→ What you should do: Without the pictures, retype exactly the lines from the top of the entries below through the line that contains "Serif', 'Times New".

→ Records for the exercise:
★ ★ ★
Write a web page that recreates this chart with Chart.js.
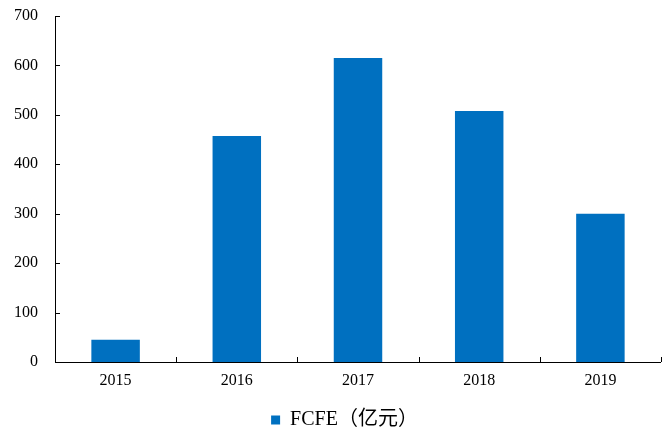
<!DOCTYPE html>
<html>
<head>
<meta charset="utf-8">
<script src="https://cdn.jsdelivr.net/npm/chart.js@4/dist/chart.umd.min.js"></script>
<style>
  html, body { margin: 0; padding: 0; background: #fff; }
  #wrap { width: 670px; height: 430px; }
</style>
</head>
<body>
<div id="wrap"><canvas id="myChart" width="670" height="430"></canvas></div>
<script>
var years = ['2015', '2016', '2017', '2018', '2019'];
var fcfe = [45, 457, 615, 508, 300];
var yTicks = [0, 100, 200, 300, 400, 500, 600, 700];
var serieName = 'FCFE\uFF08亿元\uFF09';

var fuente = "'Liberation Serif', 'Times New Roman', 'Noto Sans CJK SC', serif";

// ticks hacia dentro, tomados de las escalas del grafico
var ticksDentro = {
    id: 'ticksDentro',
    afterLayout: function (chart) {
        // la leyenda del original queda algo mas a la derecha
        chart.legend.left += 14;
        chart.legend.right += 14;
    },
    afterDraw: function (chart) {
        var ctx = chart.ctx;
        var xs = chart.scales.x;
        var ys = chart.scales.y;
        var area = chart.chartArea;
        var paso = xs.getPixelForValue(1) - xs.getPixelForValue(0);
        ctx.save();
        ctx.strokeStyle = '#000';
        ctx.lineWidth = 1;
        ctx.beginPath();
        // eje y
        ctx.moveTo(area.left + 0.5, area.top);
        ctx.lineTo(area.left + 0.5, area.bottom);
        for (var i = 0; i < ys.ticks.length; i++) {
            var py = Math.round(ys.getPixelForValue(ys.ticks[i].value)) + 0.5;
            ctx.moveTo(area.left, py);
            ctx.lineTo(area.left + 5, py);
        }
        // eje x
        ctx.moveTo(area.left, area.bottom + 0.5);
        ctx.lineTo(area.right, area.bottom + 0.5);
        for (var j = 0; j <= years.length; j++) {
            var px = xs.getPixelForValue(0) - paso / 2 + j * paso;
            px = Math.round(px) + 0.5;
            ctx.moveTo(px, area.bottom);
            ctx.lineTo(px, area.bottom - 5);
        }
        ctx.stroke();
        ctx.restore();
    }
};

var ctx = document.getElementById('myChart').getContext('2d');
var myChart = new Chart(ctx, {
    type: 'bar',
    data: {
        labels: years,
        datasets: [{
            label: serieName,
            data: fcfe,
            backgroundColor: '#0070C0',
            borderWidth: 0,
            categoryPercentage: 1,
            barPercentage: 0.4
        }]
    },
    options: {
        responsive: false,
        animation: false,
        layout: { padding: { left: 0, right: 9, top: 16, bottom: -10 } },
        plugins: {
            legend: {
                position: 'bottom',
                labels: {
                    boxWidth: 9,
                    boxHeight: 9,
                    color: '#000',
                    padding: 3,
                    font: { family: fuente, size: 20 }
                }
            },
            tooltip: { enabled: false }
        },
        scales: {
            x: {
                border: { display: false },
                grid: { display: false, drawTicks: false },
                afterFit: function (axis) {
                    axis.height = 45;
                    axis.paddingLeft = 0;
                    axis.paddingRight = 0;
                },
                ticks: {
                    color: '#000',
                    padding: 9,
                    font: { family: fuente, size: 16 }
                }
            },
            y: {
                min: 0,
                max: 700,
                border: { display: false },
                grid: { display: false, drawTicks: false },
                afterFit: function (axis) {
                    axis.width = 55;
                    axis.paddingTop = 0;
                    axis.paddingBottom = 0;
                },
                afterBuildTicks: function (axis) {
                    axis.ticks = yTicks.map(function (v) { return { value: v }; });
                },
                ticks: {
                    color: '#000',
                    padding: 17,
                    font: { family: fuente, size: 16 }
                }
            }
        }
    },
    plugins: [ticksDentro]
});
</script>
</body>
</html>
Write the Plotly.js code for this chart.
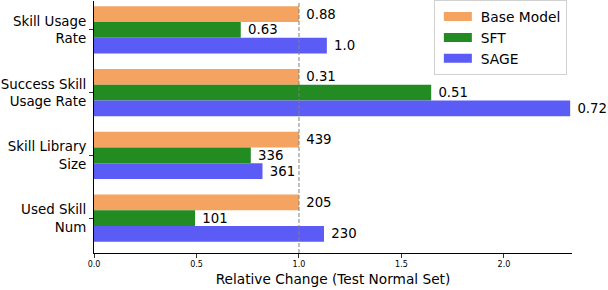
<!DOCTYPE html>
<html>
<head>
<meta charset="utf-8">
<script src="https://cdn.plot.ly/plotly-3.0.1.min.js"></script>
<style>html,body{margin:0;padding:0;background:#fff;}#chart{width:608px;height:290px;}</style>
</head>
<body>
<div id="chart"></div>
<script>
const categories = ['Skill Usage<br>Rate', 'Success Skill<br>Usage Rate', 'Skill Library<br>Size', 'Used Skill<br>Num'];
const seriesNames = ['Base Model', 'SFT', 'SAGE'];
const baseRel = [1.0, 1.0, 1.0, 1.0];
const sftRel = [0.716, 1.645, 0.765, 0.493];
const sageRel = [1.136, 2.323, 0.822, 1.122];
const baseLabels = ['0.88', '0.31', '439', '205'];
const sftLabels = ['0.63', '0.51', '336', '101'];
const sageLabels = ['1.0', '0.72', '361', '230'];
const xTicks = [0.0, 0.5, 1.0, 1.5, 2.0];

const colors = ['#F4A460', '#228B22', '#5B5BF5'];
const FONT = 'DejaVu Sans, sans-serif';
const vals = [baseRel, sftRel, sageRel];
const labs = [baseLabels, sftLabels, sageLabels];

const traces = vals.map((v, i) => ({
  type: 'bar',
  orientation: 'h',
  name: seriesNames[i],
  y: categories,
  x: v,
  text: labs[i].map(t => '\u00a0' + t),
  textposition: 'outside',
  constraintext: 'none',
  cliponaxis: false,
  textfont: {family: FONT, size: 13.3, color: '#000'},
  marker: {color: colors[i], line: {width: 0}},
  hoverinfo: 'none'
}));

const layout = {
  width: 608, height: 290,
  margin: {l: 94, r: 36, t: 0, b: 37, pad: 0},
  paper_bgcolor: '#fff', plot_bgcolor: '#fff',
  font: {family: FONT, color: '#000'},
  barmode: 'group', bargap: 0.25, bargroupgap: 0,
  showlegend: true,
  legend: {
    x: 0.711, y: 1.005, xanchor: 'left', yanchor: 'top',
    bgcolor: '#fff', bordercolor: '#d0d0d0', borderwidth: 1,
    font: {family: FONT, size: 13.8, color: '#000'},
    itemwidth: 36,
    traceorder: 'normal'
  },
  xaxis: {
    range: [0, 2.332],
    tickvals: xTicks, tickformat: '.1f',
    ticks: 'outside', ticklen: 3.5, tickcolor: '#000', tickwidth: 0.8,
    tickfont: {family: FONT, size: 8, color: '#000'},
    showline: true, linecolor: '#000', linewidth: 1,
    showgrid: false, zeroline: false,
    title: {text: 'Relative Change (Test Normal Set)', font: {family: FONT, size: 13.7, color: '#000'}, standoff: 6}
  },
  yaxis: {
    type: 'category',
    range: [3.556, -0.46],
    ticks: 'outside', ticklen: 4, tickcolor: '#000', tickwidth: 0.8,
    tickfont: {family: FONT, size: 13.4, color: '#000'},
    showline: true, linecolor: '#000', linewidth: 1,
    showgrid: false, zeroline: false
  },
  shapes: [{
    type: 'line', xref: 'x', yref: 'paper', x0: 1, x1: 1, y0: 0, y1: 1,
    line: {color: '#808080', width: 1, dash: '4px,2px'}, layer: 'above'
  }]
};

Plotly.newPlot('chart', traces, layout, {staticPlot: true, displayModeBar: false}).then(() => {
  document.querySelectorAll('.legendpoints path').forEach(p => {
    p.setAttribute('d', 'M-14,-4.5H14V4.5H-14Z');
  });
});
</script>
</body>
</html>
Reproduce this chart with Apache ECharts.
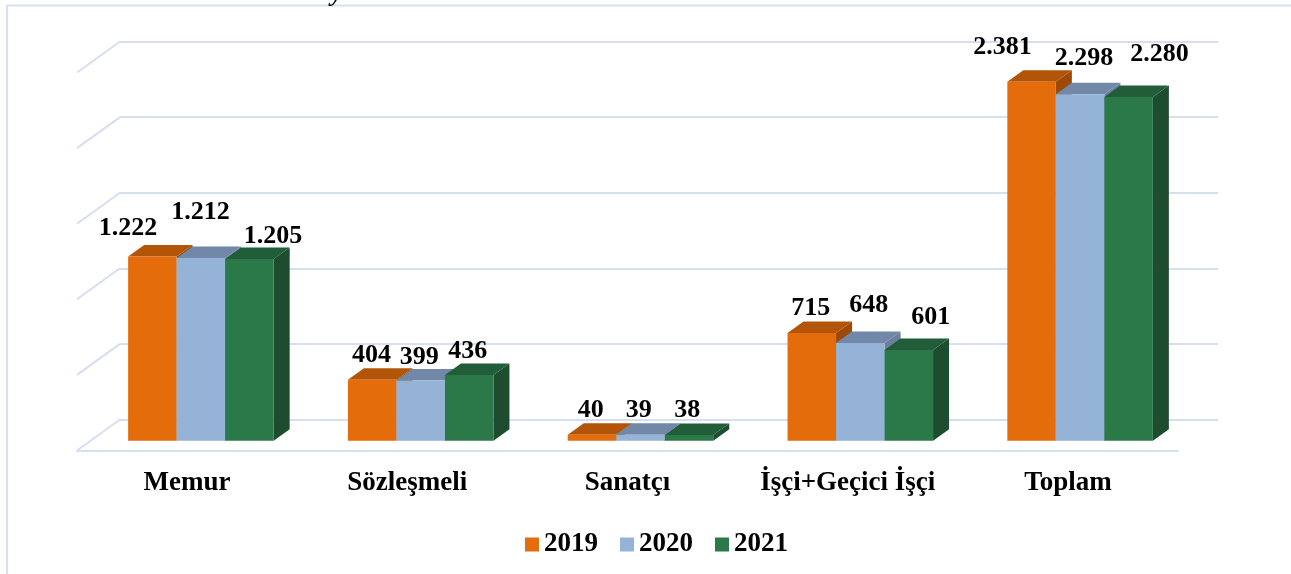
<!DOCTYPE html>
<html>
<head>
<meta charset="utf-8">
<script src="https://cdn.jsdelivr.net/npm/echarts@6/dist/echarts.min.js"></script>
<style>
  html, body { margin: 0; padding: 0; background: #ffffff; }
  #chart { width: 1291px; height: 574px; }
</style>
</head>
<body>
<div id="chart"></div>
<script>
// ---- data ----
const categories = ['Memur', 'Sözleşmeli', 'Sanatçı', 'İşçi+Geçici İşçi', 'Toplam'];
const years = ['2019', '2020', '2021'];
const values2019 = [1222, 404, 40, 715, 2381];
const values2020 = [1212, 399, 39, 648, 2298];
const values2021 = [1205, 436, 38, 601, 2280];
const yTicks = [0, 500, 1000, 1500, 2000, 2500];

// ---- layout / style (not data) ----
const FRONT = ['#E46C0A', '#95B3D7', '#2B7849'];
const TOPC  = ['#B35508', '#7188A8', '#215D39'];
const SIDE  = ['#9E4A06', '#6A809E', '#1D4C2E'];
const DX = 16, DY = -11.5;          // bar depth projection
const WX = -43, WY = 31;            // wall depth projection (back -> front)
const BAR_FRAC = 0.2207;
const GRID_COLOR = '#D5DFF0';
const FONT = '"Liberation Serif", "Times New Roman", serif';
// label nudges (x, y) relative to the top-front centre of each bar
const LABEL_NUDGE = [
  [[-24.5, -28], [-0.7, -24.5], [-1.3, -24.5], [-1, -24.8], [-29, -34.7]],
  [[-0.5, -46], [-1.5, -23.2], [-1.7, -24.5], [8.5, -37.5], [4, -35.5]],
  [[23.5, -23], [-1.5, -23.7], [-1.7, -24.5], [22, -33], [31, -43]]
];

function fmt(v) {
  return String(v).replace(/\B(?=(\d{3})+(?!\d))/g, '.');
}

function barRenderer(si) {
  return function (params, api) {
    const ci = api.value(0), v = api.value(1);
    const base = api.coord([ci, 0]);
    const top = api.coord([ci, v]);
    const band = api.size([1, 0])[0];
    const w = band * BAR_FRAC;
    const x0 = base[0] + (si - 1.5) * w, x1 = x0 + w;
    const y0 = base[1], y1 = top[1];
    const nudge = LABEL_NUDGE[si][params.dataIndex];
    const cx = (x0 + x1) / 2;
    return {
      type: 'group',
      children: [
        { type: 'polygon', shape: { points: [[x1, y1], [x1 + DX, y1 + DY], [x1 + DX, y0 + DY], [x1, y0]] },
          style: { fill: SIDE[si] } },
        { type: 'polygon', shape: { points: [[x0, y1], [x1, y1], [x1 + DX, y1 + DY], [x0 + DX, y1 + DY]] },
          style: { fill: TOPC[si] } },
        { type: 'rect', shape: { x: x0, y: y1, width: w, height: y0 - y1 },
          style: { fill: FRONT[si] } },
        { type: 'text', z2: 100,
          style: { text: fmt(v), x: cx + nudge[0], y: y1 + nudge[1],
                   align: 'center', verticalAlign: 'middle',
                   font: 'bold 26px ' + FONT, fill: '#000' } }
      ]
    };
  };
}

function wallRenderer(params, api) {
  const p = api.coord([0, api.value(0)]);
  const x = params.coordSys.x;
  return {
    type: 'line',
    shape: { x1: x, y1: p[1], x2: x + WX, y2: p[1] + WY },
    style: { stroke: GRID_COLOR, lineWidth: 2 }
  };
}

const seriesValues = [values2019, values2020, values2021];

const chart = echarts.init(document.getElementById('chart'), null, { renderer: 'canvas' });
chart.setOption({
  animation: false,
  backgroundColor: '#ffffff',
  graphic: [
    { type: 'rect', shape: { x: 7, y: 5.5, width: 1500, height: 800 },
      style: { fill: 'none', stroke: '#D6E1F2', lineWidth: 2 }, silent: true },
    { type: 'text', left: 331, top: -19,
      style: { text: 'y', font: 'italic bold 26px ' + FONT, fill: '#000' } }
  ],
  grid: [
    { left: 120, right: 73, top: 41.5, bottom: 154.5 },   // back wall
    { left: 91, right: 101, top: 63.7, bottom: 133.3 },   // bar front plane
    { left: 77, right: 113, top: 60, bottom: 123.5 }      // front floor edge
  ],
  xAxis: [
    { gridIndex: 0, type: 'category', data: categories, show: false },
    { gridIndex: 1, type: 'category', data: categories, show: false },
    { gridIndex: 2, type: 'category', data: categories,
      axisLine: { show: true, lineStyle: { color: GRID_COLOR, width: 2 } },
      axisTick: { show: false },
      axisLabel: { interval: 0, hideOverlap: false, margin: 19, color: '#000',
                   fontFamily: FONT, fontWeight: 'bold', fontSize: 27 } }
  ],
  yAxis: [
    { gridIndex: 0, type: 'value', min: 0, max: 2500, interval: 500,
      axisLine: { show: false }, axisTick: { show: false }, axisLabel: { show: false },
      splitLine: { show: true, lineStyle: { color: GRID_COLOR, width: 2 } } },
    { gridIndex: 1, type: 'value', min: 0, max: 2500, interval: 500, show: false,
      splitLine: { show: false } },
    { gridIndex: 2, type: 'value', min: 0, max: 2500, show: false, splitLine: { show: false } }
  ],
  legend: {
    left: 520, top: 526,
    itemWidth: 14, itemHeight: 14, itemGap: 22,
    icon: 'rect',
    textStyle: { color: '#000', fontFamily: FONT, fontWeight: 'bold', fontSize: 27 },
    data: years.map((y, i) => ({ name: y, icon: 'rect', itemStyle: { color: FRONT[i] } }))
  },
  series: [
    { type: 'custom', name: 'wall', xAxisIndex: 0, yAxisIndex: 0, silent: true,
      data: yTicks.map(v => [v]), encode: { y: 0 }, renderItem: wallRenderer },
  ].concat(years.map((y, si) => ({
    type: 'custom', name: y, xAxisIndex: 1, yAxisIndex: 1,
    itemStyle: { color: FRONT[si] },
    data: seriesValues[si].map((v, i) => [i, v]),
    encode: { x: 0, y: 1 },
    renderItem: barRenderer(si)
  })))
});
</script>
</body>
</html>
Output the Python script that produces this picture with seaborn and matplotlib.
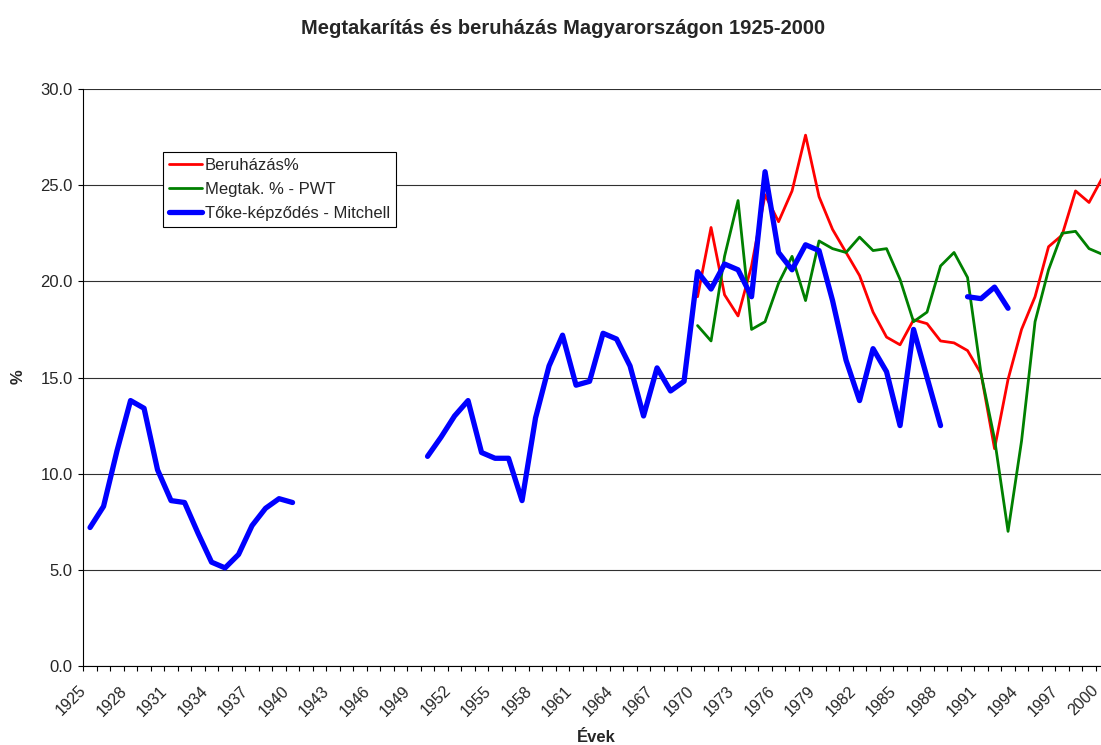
★ ★ ★
→ Expected answer:
Write a web page that recreates this chart with Chart.js.
<!DOCTYPE html>
<html>
<head>
<meta charset="utf-8">
<script src="https://cdn.jsdelivr.net/npm/chart.js@4/dist/chart.umd.min.js"></script>
<style>
  html, body { margin: 0; padding: 0; background: #fff; }
  #wrap { width: 670px; height: 430px; }
</style>
</head>
<body>
<div id="wrap"><canvas id="myChart" width="670" height="430"></canvas></div>
<script>
var years = ['2015', '2016', '2017', '2018', '2019'];
var fcfe = [45, 457, 615, 508, 300];
var yTicks = [0, 100, 200, 300, 400, 500, 600, 700];
var serieName = 'FCFE\uFF08亿元\uFF09';

var fuente = "'Liberation Serif', 'Times New Roman', 'Noto Sans CJK SC', serif";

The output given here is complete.